Expect him to arrive in Annapolis during the upcoming special session at the same time the cameras and reporters appear. He'll need to stay on top of the process, and he and the legislative leaders will stay in constant contact to maximize the Democrats' political advantage.
Montgomery County Executive Doug Duncan - While Mayor O'Malley and Governor Ehrlich are battling in court and on the front pages, Mr. Duncan is sitting back and smiling. His media statements reflect his whole campaign strategy. He criticizes Governor Ehrlich for allowing "his" ineffective" PSC to let a huge rate increase to slip by, and attacks Mayor O'Malley for wasting time fighting Ehrlich's plan in court.
He'll be in Annapolis, too. In fact, all three will be vying for TV time. In the end, this will be a major, deciding issue in the November election, so all three guys will want to influence the court of public opinion.
The General Assembly - Democrats, led by Del.

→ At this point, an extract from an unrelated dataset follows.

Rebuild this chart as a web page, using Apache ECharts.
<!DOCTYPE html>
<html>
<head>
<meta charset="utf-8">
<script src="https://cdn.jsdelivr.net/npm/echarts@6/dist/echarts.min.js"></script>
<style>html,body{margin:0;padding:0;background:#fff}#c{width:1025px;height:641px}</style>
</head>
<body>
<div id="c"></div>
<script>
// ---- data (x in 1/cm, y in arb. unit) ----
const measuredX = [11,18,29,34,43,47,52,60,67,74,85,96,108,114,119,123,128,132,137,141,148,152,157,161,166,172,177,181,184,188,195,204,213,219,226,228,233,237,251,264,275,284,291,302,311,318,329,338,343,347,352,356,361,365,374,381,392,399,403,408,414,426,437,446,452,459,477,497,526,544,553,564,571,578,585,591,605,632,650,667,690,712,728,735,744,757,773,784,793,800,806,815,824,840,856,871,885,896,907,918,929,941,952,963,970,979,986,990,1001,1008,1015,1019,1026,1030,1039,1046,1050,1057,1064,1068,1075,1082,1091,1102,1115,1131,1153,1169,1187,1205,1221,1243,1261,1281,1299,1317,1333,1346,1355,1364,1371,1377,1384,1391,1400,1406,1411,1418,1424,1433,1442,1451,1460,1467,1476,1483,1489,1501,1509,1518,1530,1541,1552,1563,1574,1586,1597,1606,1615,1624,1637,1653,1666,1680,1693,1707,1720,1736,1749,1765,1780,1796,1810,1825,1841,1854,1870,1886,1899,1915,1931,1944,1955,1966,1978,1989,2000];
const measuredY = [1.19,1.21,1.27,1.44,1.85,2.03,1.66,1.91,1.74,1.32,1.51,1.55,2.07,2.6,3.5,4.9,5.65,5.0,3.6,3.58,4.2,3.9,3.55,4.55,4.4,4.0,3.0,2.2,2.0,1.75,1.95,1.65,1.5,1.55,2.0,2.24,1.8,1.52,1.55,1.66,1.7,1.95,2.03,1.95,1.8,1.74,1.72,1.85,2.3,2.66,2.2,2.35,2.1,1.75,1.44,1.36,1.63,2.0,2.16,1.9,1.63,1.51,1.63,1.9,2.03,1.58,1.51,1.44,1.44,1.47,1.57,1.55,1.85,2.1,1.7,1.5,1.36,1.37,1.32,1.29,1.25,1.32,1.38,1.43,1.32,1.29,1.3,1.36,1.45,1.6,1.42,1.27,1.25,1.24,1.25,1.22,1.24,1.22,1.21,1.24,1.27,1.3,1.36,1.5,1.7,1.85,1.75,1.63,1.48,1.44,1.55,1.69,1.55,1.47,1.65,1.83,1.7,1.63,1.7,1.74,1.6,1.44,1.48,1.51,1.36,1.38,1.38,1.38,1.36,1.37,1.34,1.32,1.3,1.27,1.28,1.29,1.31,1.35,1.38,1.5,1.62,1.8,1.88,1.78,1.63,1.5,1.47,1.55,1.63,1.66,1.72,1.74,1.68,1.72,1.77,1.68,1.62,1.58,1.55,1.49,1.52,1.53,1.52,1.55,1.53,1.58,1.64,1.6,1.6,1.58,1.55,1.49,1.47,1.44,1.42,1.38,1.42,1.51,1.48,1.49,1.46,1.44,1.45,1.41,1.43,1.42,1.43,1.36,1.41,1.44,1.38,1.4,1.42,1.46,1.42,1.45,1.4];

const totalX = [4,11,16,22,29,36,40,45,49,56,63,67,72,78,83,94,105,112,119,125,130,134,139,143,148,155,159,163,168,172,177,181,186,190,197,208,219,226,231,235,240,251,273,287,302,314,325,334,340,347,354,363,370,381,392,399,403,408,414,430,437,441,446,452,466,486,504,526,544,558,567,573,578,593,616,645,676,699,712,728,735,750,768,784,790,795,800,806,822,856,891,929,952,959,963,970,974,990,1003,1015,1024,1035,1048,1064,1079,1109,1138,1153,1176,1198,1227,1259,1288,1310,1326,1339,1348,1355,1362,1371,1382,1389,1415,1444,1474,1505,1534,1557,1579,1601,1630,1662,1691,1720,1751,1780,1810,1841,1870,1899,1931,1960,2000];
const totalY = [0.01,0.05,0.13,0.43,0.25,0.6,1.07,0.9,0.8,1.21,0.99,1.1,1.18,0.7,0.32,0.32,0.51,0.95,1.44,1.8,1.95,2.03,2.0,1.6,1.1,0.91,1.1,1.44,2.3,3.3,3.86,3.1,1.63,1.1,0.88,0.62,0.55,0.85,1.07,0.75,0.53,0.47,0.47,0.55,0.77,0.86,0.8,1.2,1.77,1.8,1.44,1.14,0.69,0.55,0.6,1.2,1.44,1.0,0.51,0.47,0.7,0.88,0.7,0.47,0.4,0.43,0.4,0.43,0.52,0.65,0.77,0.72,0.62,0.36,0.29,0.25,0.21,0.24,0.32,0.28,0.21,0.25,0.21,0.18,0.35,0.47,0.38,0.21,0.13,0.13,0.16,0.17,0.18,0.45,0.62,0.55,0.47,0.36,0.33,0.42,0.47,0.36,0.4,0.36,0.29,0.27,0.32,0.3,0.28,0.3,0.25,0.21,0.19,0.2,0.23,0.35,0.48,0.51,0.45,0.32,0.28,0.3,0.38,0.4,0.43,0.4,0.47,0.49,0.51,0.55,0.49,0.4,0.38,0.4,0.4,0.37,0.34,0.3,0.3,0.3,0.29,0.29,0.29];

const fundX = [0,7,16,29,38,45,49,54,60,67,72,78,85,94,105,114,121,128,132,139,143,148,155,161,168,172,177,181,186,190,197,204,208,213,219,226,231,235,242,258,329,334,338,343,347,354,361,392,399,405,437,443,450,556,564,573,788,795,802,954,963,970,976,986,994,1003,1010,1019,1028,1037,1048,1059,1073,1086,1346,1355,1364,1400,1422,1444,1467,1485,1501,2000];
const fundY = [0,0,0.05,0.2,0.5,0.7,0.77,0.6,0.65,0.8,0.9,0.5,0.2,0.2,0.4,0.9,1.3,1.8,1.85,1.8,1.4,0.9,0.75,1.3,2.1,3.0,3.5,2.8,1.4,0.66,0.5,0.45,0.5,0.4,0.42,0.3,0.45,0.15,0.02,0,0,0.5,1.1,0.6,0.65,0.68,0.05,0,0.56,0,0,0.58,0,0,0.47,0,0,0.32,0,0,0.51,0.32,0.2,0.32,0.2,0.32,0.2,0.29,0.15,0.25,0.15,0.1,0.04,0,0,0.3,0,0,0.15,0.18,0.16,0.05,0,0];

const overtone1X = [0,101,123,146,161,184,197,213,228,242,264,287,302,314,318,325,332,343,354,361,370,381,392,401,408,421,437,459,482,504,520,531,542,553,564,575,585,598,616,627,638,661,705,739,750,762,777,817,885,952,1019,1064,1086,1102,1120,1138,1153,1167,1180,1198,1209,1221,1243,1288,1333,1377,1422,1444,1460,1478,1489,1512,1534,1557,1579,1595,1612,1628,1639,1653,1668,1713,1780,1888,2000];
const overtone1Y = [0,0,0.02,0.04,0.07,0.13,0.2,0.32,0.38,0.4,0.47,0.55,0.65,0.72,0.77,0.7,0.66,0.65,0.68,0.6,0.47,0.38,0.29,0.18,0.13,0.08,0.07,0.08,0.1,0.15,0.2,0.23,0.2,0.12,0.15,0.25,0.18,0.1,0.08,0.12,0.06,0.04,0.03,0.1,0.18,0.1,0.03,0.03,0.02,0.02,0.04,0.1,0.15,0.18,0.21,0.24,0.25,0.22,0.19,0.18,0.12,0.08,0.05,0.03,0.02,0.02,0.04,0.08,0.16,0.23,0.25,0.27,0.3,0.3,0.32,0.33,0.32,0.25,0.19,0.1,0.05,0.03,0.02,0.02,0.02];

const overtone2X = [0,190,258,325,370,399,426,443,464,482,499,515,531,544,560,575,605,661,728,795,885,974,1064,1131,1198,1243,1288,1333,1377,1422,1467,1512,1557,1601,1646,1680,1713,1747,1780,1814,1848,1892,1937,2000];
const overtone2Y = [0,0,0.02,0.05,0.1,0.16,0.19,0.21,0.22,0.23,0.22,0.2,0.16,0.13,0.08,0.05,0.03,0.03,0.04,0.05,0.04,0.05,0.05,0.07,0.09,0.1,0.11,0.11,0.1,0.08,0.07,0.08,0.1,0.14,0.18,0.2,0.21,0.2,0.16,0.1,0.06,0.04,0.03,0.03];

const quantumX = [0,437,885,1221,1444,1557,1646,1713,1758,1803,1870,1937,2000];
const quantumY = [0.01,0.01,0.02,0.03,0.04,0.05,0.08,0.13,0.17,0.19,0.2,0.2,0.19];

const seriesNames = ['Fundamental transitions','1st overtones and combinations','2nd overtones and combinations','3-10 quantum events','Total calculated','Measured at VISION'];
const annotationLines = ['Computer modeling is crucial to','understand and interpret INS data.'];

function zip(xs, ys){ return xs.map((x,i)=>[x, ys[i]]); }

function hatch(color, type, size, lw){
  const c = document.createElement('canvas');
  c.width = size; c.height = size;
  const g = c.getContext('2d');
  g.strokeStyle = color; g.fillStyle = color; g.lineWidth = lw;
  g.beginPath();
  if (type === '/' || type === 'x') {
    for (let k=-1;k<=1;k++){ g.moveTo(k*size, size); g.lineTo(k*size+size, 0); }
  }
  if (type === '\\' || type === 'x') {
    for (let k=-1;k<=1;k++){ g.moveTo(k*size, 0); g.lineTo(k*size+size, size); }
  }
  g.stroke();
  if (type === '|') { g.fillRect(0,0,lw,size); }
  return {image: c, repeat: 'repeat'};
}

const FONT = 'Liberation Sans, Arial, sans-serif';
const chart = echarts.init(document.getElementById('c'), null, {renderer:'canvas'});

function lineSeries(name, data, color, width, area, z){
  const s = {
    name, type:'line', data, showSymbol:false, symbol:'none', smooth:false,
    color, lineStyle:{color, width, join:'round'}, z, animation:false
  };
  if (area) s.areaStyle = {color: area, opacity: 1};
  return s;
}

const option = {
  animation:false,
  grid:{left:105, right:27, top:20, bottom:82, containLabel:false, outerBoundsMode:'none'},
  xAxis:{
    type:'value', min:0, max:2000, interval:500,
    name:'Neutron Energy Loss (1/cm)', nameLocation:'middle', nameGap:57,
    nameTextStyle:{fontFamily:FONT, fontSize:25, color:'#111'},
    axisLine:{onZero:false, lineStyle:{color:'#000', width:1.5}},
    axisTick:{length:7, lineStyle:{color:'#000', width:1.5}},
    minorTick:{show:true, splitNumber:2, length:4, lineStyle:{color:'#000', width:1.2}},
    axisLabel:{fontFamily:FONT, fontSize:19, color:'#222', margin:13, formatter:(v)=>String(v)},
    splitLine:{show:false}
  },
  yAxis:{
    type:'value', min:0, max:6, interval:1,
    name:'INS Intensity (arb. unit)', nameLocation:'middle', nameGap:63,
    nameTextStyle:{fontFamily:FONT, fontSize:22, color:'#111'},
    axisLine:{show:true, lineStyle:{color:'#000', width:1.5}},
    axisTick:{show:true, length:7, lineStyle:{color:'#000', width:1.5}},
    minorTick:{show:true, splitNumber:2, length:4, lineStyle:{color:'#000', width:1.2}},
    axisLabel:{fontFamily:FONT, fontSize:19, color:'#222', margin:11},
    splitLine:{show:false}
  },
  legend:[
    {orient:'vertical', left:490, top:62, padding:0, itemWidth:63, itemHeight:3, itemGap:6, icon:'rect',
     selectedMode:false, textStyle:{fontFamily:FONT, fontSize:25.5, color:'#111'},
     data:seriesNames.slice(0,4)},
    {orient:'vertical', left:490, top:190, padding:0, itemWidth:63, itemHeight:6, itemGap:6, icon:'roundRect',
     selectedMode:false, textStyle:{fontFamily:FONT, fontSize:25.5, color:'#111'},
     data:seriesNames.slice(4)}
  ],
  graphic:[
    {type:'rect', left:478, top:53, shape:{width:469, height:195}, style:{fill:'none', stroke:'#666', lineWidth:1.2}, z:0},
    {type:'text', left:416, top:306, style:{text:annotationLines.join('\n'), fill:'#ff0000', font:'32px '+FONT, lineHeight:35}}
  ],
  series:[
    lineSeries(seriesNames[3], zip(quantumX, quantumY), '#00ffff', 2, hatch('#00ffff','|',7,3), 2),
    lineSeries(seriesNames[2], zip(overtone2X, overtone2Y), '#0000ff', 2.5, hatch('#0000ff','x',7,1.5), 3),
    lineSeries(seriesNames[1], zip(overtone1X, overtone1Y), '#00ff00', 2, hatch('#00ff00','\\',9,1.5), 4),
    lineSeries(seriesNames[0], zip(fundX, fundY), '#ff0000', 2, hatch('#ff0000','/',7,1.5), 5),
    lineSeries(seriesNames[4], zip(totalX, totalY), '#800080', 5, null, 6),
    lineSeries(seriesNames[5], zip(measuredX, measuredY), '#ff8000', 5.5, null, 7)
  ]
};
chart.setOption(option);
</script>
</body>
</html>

Curt Anderson (D., Baltimore City), have been clamoring for the special session. On top of their priorities is the demolition of the Public Service Commission, notably the Ehrlich appointees. It is crucial to their strategy that the Democrats make this about the PSC, not the past actions of the legislature.
This political sleight of hand is a crucial aspect of the Democrat's spin for November. Every statement they make, every reference in press conferences, and the bills they craft will be designed to make enemies of BGE, Constellation, the PSC, and Governor Ehrlich.
Republicans will try to defend the rate stabilization plan crafted during the last session. We'll also try to make it clear that while it's politically easy to blame the PSC, the bad outcome is a result of the legislature, not the administration. That will be a little weird itself, since some of the Republicans who will have to argue on behalf of the governor have themselves voted for deregulation.
Will we produce something better than that which is already out there? Sadly, probably not. If we blow up the PSC, take away the power of the governor to appoint new members, and pass the same rate stabilization that the House passed back in April, that might be about as good as it gets.